To be done:
Please restate, exactly as written, the lines running from the beginning of the material through the line that has "const coreBottom = 307;" in it.

----------

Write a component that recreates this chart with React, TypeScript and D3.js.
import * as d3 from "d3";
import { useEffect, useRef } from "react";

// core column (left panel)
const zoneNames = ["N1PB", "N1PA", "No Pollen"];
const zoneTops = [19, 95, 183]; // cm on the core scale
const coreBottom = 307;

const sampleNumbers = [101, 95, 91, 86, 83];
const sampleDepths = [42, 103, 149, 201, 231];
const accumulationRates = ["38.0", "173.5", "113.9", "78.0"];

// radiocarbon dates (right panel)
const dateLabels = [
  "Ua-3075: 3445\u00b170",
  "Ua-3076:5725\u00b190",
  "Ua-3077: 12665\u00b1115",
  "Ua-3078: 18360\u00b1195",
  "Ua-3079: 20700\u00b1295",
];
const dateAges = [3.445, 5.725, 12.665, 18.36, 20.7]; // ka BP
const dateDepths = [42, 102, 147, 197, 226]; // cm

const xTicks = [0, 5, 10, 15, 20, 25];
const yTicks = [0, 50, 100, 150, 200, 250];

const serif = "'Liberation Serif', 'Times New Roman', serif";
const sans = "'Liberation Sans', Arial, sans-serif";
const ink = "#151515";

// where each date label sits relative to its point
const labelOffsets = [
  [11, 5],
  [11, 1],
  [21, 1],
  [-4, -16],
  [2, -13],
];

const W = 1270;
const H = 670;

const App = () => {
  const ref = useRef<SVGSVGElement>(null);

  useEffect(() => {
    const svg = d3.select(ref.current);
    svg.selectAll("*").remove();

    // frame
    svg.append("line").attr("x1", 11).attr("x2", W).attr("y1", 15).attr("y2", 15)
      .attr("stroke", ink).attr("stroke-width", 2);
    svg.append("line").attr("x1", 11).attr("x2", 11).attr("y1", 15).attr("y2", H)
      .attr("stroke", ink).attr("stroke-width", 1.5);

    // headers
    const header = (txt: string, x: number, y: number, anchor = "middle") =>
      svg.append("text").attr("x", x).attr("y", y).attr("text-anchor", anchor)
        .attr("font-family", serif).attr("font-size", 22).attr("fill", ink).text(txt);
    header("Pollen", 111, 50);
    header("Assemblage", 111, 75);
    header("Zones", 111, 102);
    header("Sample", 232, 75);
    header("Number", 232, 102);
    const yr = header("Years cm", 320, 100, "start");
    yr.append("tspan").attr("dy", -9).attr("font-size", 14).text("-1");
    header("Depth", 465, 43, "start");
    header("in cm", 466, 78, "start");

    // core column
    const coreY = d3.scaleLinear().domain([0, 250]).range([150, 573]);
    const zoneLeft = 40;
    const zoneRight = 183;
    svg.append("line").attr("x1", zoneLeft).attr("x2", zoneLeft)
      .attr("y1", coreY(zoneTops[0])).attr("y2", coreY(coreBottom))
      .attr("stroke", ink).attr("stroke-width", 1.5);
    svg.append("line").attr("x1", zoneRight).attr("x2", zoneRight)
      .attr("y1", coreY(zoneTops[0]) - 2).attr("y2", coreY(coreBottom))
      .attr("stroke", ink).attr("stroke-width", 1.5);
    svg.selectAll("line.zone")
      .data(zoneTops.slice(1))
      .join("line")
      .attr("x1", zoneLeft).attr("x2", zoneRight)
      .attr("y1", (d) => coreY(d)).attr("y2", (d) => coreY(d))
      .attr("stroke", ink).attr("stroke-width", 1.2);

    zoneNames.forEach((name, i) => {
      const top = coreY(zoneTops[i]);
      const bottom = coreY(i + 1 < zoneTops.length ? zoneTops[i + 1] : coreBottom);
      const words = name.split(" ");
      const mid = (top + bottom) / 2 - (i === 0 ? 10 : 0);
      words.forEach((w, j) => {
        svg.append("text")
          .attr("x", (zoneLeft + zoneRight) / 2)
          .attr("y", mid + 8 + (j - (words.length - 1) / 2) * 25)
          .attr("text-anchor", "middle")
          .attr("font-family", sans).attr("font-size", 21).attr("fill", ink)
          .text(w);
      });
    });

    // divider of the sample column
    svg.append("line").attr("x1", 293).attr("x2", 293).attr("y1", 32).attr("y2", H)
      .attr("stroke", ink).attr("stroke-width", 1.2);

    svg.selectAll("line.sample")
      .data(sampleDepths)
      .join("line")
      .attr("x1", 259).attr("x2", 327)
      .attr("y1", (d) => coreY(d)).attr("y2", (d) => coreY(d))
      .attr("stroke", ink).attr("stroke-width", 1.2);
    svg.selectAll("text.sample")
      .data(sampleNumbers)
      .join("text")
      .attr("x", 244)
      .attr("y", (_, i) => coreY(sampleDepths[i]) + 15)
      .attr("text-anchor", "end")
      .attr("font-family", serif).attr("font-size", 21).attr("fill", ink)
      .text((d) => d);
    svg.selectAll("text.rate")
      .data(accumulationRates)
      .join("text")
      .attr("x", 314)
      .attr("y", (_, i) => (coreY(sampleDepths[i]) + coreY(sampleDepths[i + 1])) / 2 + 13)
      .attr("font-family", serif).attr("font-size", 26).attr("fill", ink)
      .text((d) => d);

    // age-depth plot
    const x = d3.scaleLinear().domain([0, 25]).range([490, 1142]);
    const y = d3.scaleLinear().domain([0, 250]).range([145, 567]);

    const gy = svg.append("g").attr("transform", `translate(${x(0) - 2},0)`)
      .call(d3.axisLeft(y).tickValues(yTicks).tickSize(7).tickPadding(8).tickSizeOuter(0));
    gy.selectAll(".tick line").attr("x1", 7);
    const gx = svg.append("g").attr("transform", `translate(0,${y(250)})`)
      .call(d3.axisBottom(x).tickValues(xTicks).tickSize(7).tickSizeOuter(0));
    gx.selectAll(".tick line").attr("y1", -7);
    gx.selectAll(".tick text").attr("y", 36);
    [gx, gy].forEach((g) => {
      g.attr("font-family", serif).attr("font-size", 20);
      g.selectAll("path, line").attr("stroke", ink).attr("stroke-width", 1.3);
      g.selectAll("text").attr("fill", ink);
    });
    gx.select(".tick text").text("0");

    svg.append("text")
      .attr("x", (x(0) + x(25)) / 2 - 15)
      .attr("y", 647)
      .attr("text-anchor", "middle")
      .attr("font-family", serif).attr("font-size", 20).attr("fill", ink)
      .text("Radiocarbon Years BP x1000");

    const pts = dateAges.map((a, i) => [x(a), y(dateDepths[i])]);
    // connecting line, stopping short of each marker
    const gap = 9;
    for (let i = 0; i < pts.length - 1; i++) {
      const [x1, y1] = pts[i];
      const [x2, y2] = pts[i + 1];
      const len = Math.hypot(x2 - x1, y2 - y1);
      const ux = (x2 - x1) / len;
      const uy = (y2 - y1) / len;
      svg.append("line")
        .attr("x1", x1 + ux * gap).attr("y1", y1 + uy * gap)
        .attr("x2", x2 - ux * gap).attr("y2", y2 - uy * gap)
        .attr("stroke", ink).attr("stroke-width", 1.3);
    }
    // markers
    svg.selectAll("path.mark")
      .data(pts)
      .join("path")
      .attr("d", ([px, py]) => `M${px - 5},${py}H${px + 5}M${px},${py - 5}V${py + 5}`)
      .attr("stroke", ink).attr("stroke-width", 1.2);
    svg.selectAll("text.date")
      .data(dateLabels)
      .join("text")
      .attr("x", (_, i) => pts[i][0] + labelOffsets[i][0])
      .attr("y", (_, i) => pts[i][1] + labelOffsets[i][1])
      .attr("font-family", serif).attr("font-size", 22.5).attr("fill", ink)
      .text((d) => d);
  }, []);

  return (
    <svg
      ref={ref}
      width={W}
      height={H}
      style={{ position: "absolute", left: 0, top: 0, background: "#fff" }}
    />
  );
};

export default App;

----------

Full output:
Write a component that recreates this chart with React, TypeScript and D3.js.
import * as d3 from "d3";
import { useEffect, useRef } from "react";

// core column (left panel)
const zoneNames = ["N1PB", "N1PA", "No Pollen"];
const zoneTops = [19, 95, 183]; // cm on the core scale
const coreBottom = 307;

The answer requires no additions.